**The problem:**
Of all the lines in the material, how many include the word "this"? Reply with the number alone.

**The data:**
☆ ☆ ☆ ☆ ☆ ☆ ☆

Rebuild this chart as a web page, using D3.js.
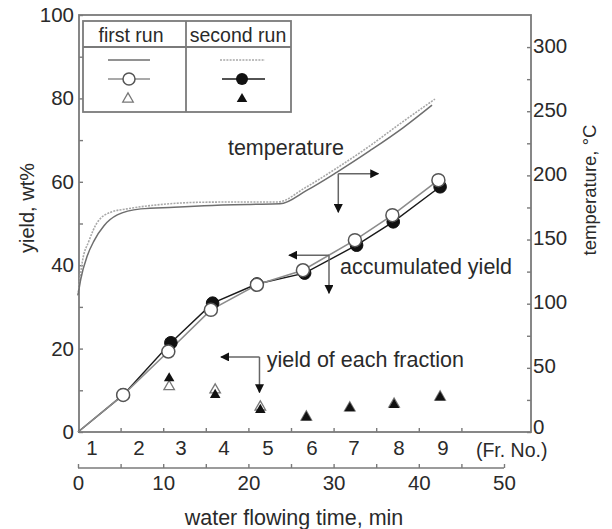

☆ ☆ ☆ ☆ ☆ ☆ ☆

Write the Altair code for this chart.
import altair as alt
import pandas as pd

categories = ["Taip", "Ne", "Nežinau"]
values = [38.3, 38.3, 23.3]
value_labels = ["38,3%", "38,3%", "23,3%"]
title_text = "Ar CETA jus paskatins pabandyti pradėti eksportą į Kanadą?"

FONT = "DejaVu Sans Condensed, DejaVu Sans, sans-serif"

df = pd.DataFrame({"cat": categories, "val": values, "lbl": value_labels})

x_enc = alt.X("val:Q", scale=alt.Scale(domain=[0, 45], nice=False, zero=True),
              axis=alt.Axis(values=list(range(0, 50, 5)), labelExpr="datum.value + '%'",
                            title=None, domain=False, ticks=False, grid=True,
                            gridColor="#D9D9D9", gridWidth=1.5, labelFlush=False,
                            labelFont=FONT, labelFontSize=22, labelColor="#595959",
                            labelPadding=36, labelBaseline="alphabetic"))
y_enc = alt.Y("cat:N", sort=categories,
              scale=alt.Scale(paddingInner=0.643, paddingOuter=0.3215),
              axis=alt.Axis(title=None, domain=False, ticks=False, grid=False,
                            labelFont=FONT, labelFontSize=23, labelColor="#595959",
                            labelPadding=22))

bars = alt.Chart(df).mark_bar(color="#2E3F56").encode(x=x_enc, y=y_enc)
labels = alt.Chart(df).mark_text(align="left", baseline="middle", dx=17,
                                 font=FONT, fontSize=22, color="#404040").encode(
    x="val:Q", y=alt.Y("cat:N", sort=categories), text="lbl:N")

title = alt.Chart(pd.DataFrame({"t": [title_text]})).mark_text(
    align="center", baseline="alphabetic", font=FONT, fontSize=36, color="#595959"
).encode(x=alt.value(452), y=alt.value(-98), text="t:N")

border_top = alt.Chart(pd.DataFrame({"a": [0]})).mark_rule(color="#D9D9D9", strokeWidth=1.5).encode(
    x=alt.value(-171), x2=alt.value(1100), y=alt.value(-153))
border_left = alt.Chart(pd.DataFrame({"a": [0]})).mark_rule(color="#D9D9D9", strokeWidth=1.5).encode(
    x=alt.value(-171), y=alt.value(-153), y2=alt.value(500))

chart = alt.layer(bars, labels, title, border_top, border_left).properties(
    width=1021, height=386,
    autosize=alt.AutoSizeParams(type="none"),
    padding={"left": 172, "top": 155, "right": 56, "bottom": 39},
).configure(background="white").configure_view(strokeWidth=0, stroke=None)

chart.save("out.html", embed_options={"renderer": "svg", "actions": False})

☆ ☆ ☆ ☆ ☆ ☆ ☆

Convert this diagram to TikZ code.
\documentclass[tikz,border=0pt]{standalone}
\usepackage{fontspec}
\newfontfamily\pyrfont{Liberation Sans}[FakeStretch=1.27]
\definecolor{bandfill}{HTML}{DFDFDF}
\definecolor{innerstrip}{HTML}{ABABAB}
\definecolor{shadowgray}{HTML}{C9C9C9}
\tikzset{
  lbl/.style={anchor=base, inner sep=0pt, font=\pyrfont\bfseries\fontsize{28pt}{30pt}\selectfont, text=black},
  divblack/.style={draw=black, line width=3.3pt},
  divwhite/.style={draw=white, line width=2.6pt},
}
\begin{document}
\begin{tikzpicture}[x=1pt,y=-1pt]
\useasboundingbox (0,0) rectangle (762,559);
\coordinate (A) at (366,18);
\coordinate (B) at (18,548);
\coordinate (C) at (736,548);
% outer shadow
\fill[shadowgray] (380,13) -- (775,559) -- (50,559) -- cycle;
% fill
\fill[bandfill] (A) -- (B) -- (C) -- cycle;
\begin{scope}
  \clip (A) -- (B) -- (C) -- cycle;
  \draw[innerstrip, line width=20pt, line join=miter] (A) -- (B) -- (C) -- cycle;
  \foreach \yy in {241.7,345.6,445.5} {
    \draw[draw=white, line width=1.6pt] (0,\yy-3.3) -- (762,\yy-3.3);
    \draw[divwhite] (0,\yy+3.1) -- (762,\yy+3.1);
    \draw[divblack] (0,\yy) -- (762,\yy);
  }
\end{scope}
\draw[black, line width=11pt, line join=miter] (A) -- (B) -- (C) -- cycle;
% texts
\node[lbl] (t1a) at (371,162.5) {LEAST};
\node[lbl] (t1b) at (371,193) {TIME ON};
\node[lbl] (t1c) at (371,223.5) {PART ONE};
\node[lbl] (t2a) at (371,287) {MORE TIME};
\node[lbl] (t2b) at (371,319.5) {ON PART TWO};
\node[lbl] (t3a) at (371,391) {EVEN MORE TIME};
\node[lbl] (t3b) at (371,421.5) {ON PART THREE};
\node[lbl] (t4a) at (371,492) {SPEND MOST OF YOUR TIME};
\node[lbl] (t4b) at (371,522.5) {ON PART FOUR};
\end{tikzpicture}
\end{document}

☆ ☆ ☆ ☆ ☆ ☆ ☆

**Written response:**
3